Because we shouldn’t have to. We shouldn’t have to fork out thousands of dollars and make our families miss out on witnessing us get married because our own country denies us. We shouldn’t have to settle for a civil union (which isn’t offered in our state anyway) simply because some people think marriage should only be available to a certain percentage of the population. Not only is Australia denying us marriage but you deny our families the special occasion. You deny the tourism industry, the wedding industry, money for those businesses who can cater to those who want the whole big expensive ceremony. Caterers, photographers, wait staff, ushers, venue hire, airlines, hotels – all business that stand to make money from legalised same sex marriage.

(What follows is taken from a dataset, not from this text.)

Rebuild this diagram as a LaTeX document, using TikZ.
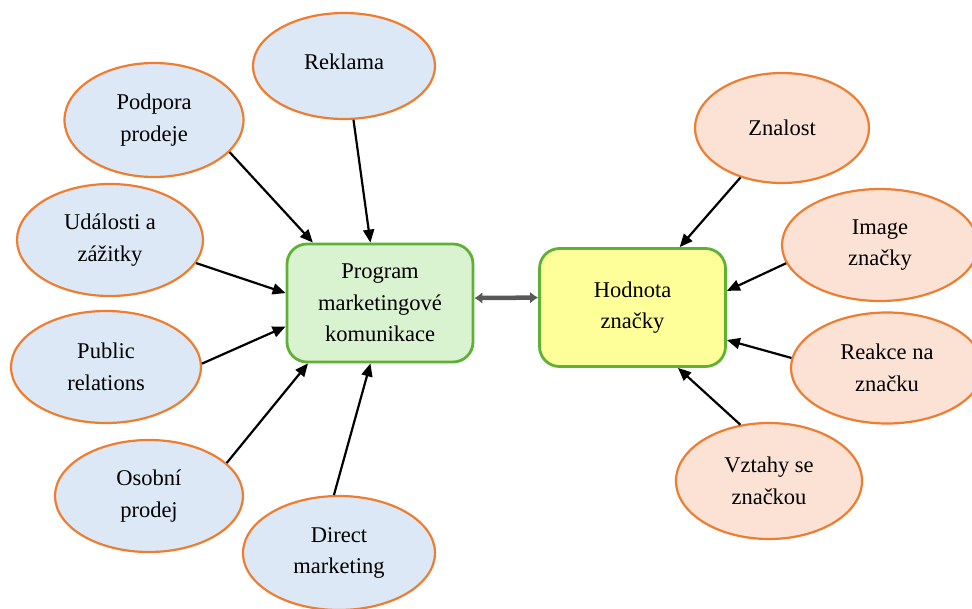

When I was 16, I came out as gay to my parents and my mum cried. She was hoping that I would get married and we’d have a great celebrations. “I’m not crying that you’re gay, I’m just sad you won’t get married because of it”.
“No mum” I replied. “It’s not that I won’t get married because I’m gay, it’s that I can’t get married because I’m gay. The fault doesn’t lay with me but with the people who deny me based on what I am”.
Australia has come a long way in a short amount of time. We now have anti-discrimination laws that protect individuals from discrimination on the basis of sexuality (except when it comes to religious organisations, those guys get away with everything) in every state but homosexuality was only decriminalised in the last state in Australia in 1997.
It took until 1997 for the whole of the nation to decriminalise homosexuality; it took until 1997 where you could no longer be arrested for being gay.
Under the Australian Marriage Act I can legal marry my blood related uncle or first cousin as long as that cousin is of the opposite sex and over 16. Why can I go down to my local registrar office and marry my uncle for $360 but I have to fork out $3,500+ dollars and leave the country to marry the woman I love?